* What you have to do
Quote each line of the material verbatim, without the pictures.

* Information provided
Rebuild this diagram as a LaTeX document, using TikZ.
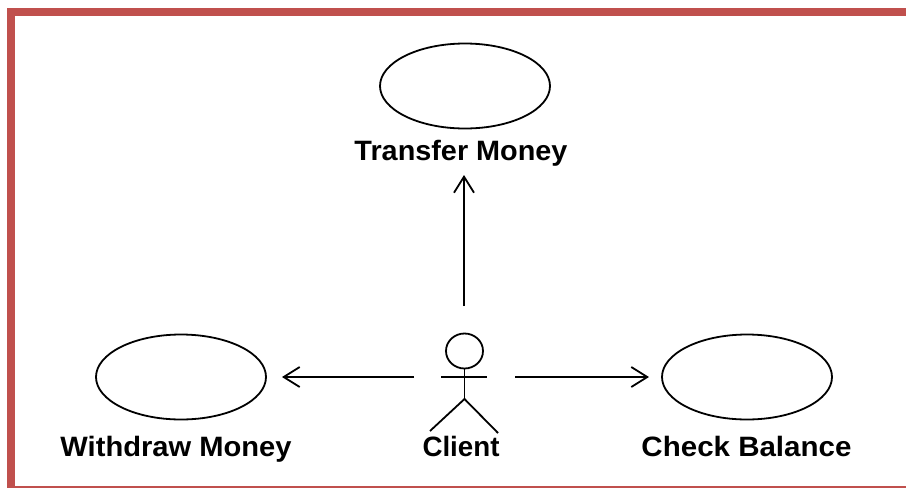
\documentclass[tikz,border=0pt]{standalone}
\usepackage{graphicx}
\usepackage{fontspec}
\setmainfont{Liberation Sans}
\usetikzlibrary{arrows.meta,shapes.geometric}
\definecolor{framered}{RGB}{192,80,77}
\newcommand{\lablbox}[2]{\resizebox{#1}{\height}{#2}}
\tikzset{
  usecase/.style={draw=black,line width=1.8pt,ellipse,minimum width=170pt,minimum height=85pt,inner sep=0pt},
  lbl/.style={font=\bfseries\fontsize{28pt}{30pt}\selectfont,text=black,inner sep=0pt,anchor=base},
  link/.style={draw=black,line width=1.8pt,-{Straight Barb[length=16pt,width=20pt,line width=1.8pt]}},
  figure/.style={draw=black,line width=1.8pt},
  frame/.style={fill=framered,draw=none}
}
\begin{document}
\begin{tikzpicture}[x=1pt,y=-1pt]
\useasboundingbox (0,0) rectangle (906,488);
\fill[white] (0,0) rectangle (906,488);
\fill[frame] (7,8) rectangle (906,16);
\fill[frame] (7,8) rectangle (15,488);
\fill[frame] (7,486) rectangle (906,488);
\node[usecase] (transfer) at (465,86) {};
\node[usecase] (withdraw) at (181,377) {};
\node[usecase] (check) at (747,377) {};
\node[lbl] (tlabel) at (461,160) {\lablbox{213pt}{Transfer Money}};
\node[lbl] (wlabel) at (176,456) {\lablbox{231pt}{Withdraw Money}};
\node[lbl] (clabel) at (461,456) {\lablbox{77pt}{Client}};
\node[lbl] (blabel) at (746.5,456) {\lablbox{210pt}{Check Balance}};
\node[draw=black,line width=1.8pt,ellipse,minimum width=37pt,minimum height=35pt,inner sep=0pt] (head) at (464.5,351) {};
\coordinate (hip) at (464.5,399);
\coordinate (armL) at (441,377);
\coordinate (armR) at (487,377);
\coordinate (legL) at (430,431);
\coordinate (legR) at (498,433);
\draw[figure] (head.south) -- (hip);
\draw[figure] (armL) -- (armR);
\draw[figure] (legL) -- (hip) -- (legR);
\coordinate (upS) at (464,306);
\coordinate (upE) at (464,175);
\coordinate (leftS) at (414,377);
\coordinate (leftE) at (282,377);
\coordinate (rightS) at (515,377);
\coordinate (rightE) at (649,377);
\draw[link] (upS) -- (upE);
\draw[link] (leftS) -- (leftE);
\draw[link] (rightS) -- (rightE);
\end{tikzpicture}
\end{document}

* Answer to the task
Rebuild this diagram as a LaTeX document, using TikZ.
\documentclass[tikz,border=0pt]{standalone}
\usepackage{graphicx}
\usepackage{fontspec}
\setmainfont{Liberation Sans}
\usetikzlibrary{arrows.meta,shapes.geometric}
\definecolor{framered}{RGB}{192,80,77}
\newcommand{\lablbox}[2]{\resizebox{#1}{\height}{#2}}
\tikzset{
  usecase/.style={draw=black,line width=1.8pt,ellipse,minimum width=170pt,minimum height=85pt,inner sep=0pt},
  lbl/.style={font=\bfseries\fontsize{28pt}{30pt}\selectfont,text=black,inner sep=0pt,anchor=base},
  link/.style={draw=black,line width=1.8pt,-{Straight Barb[length=16pt,width=20pt,line width=1.8pt]}},
  figure/.style={draw=black,line width=1.8pt},
  frame/.style={fill=framered,draw=none}
}
\begin{document}
\begin{tikzpicture}[x=1pt,y=-1pt]
\useasboundingbox (0,0) rectangle (906,488);
\fill[white] (0,0) rectangle (906,488);
\fill[frame] (7,8) rectangle (906,16);
\fill[frame] (7,8) rectangle (15,488);
\fill[frame] (7,486) rectangle (906,488);
\node[usecase] (transfer) at (465,86) {};
\node[usecase] (withdraw) at (181,377) {};
\node[usecase] (check) at (747,377) {};
\node[lbl] (tlabel) at (461,160) {\lablbox{213pt}{Transfer Money}};
\node[lbl] (wlabel) at (176,456) {\lablbox{231pt}{Withdraw Money}};
\node[lbl] (clabel) at (461,456) {\lablbox{77pt}{Client}};
\node[lbl] (blabel) at (746.5,456) {\lablbox{210pt}{Check Balance}};
\node[draw=black,line width=1.8pt,ellipse,minimum width=37pt,minimum height=35pt,inner sep=0pt] (head) at (464.5,351) {};
\coordinate (hip) at (464.5,399);
\coordinate (armL) at (441,377);
\coordinate (armR) at (487,377);
\coordinate (legL) at (430,431);
\coordinate (legR) at (498,433);
\draw[figure] (head.south) -- (hip);
\draw[figure] (armL) -- (armR);
\draw[figure] (legL) -- (hip) -- (legR);
\coordinate (upS) at (464,306);
\coordinate (upE) at (464,175);
\coordinate (leftS) at (414,377);
\coordinate (leftE) at (282,377);
\coordinate (rightS) at (515,377);
\coordinate (rightE) at (649,377);
\draw[link] (upS) -- (upE);
\draw[link] (leftS) -- (leftE);
\draw[link] (rightS) -- (rightE);
\end{tikzpicture}
\end{document}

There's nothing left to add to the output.